Выбрать главу

В этот знаменательный день она всего-навсего «Мадонна Чикконе». Когда ее попросили уточнить ее профессию, она употребляет слово, обобщающее все виды ее деятельности: «Артистка». Адвокат защиты надеялся услышать слово «актриса», так как он собирался построить свою защиту, делая акцент на фильме «Body».

Мейерс намеревался доказать, что Мадонна не свидетельствует, а играет роль. Что она пришла в суд, чтобы снова сыграть ту роль клятвопреступного свидетеля, которая у нее была перед камерами режиссера Ули Идела на съемках «Body». Интересно, что бы он сказал, если бы услышал слова песни, которую Мадонна собирается записывать сразу же, как покинет скамью свидетелей? «Меня распяли… меня судили, общество объявило меня виновной». Песня, которая метит одновременно и в адвоката, и в его клиента. «Все — бедняги сумасшедшие, и их явная одержимость… и их огнестрельное оружие, заряженное вопросами».

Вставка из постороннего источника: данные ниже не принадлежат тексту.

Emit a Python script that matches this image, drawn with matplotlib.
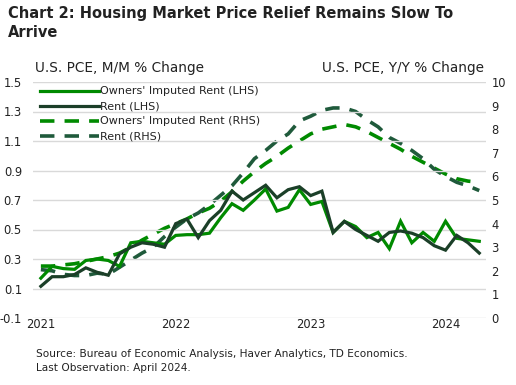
import matplotlib
matplotlib.use("Agg")
import matplotlib.pyplot as plt
import numpy as np
import pandas as pd

# ---- data (monthly, Jan 2021 - Apr 2024) ----
months = pd.date_range("2021-01-01", "2024-04-01", freq="MS")

owners_mm = [0.17, 0.25, 0.235, 0.23, 0.29, 0.30, 0.29, 0.25, 0.41, 0.42,
             0.41, 0.40, 0.46, 0.465, 0.465, 0.475, 0.58, 0.675, 0.63, 0.70,
             0.775, 0.625, 0.65, 0.77, 0.67, 0.69, 0.48, 0.555, 0.52, 0.445,
             0.48, 0.37, 0.556, 0.41, 0.48, 0.42, 0.556, 0.44, 0.43, 0.42]
rent_mm = [0.115, 0.18, 0.18, 0.195, 0.24, 0.21, 0.19, 0.335, 0.38, 0.41,
           0.40, 0.38, 0.54, 0.57, 0.445, 0.56, 0.63, 0.76, 0.70, 0.75,
           0.80, 0.715, 0.77, 0.79, 0.73, 0.76, 0.48, 0.555, 0.50, 0.46,
           0.42, 0.48, 0.49, 0.475, 0.445, 0.39, 0.36, 0.46, 0.41, 0.34]
owners_yy = [2.2, 2.2, 2.25, 2.3, 2.4, 2.5, 2.6, 2.75, 3.0, 3.3,
             3.55, 3.8, 4.0, 4.2, 4.45, 4.65, 4.95, 5.35, 5.8, 6.2,
             6.55, 6.85, 7.2, 7.5, 7.8, 8.0, 8.1, 8.2, 8.1, 7.9,
             7.65, 7.4, 7.15, 6.85, 6.6, 6.35, 6.1, 5.9, 5.8, 5.75]
rent_yy = [2.05, 2.0, 1.85, 1.8, 1.8, 1.9, 1.85, 2.15, 2.45, 2.75,
           3.0, 3.45, 3.85, 4.2, 4.45, 4.8, 5.2, 5.6, 6.15, 6.75,
           7.1, 7.5, 7.8, 8.35, 8.55, 8.8, 8.9, 8.9, 8.75, 8.4,
           8.1, 7.65, 7.4, 7.1, 6.75, 6.3, 6.0, 5.75, 5.6, 5.4]

left_ticks = [-0.1, 0.1, 0.3, 0.5, 0.7, 0.9, 1.1, 1.3, 1.5]
left_tick_labels = ["-0.1", "0.1", "0.3", "0.5", "0.7", "0.9", "1.1", "1.3", "1.5"]
right_ticks = list(range(0, 11))
year_ticks = ["2021", "2022", "2023", "2024"]

title = "Chart 2: Housing Market Price Relief Remains Slow To\nArrive"
left_label = "U.S. PCE, M/M % Change"
right_label = "U.S. PCE, Y/Y % Change"
source = "Source: Bureau of Economic Analysis, Haver Analytics, TD Economics.\nLast Observation: April 2024."

labels = ["Owners' Imputed Rent (LHS)", "Rent (LHS)",
          "Owners' Imputed Rent (RHS)", "Rent (RHS)"]

# ---- style ----
GREEN = "#008a00"
DARK = "#1b3f28"
DARKDASH = "#1f5a3b"
GRID = "#d9d9d9"
TXT = "#222222"
plt.rcParams["font.family"] = ["DejaVu Sans"]

fig = plt.figure(figsize=(5.16, 3.85), dpi=100)
ax = fig.add_axes([33/516, 1-318/385, (486-33)/516, (318-82)/385])
ax2 = ax.twinx()

x = np.arange(len(months))

lw_solid = 2.3
lw_dash = 2.6
dash = (4.0, 2.8)

l1, = ax.plot(x, owners_mm, color=GREEN, lw=lw_solid, solid_joinstyle="miter", zorder=3)
l2, = ax.plot(x, rent_mm, color=DARK, lw=lw_solid, solid_joinstyle="miter", zorder=4)
l3, = ax2.plot(x, owners_yy, color=GREEN, lw=lw_dash, dashes=dash, zorder=3)
l4, = ax2.plot(x, rent_yy, color=DARKDASH, lw=lw_dash, dashes=dash, zorder=4)

ax.set_xlim(-0.7, 39.6)
ax.set_ylim(-0.1, 1.5)
ax2.set_ylim(0, 10)

ax.set_yticks(left_ticks)
ax.set_yticklabels(left_tick_labels)
ax2.set_yticks(right_ticks)
ax.set_xticks([0, 12, 24, 36])
ax.set_xticklabels(year_ticks)

ax.grid(axis="y", color=GRID, lw=1.0)
ax.set_axisbelow(True)
for a in (ax, ax2):
    for s in a.spines.values():
        s.set_visible(False)
    a.tick_params(length=0, labelsize=8.3, colors=TXT)
ax.tick_params(axis="y", pad=8)
ax2.tick_params(axis="y", pad=4)
ax.tick_params(axis="x", pad=0)

ax2.patch.set_visible(False)
ax.set_zorder(ax2.get_zorder() + 1)
ax.patch.set_visible(False)

leg = ax.legend([l1, l2, l3, l4], labels, loc="upper left",
                bbox_to_anchor=(0.005, 1.0), frameon=False, fontsize=8.0,
                handlelength=5.3, handletextpad=0.15, labelspacing=0.45,
                borderaxespad=0.0, labelcolor=TXT)

fig.text(8/516, 1-6/385, title, fontsize=10.5, fontweight="bold", color=TXT,
         va="top", ha="left", linespacing=1.3)
fig.text(35/516, 1-68/385, left_label, fontsize=9.8, color=TXT, va="center", ha="left")
fig.text(484/516, 1-68/385, right_label, fontsize=9.8, color=TXT, va="center", ha="right")
fig.text(36/516, 1-361/385, source, fontsize=7.6, color=TXT, va="center", ha="left",
         linespacing=1.5)

fig.savefig("out.png", dpi=100)
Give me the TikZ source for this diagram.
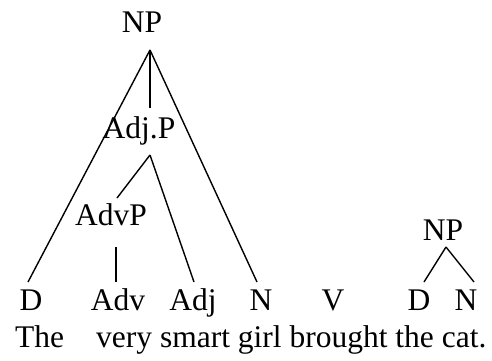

Сейчас Мадонна должна ответить на вопрос, которого она так опасалась: «Вы можете опознать человека, которого вы обвиняете в том, что он вас преследовал и угрожал вам?» Она указывает на Роберта Девью Хоскинса пальцем, глядя ему прямо в глаза. «Почему до этого вы хотели уклониться от дачи показаний?» Худший момент уже позади, и Мадонна поворачивается к прокурорскому надзору: «Я не хотела оказаться в одном помещении с человеком, который угрожал мне смертью». Прокурор спрашивает звезду, как она себя чувствует теперь, когда все-таки оказалась здесь. «Я испытываю болезненное состояние, видя человека, который хотел меня убить».

В ходе контрдопроса Мейерс настаивает: «Вам совсем не нравится находиться в присутствии человека, которого вы обвиняете, не так ли?» Она говорит: «У меня есть ощущение, что мое присутствие может спровоцировать его к осуществлению своих фантазий». Затем прокурор просит ее более подробно рассказать о причинах ее нежелания давать показания. Она поворачивается к суду присяжных, поочередно оглядывая одного за другим, всех двенадцать человек, и говорит дрожащим голосом: «Я чувствую себя крайне взволнованной от присутствия сидящего напротив меня человека, который угрожал мне и который в некоторой степени воплотил свои фантазии». Прокурор просит ее описать встречу с Хоскинсом.

Мадонна рассказывает, что она каталась на велосипеде вокруг собственного дома, когда преследователь оказался перед ее дверью и стал звонить по внутреннему телефону. Ее личный секретарь, Каресс Хенри, ответил, что ее нет дома, но этот человек сказал, что он «пришел за мной, чтобы жениться, и если он не получит меня, то тогда он меня убьет». Как будто для того, чтобы лишний раз удостовериться, что ее жизнь действительно похожа на дешевый фильм, Мадонна вернулась домой как раз в этот драматический момент. Мейерс просит ее описать его клиента, каким она увидела его в первый раз. «У него был вид бездомного, он был грязен. Его одежда была измята. И у него было что-то безумное во взгляде». Ловкач Мейерс, пытаясь вызвать сострадание суда присяжных, немедленно ухватывается за это описание: «Вы боитесь бездомных?» Мадонна не колеблется ни секунды: «Нет, но я никогда не видела их у своего дома». Никакого сочувствия бездомным при воспоминаниях об угрозах своего преследователя. Затем, второй раз поворачиваясь к Хоскинсу, она говорит уже более твердым голосом: «Он угрожал перерезать мне горло от одного уха до другого». Телохранитель Мадонны помог ей открыть двери, спустившись вниз.

Прокурор спрашивает, как она прореагировала на эту угрозу. Она отвечает серьезным и уверенным тоном, повернувшись к присяжным: «Я опасалась за свою жизнь и не знала, что может со мной случиться». Контрдопрос Мейерса с этой точки зрения больше навредил, чем помог его клиенту. Голос Мадонны дрожит, когда она произносит: «Меня начали преследовать кошмары, мне казалось, что я вижу его у себя дома, и он ходит за мной». Затем она объявляет, что решила продать свой дом стоимостью в шесть с половиной миллионов долларов, потому что она убеждена, что вторжение Хоскинса в ее дом превратило его в «место притяжения отрицательной энергии». Труднее всего было привыкнуть к тому страху, который она начала испытывать во время любого появления на публике. Одним из самых душераздирающих моментов этого эффектного заседания был тот, когда она, еще раз повернувшись к присяжным, сказала, что чувствует себя «движущейся мишенью».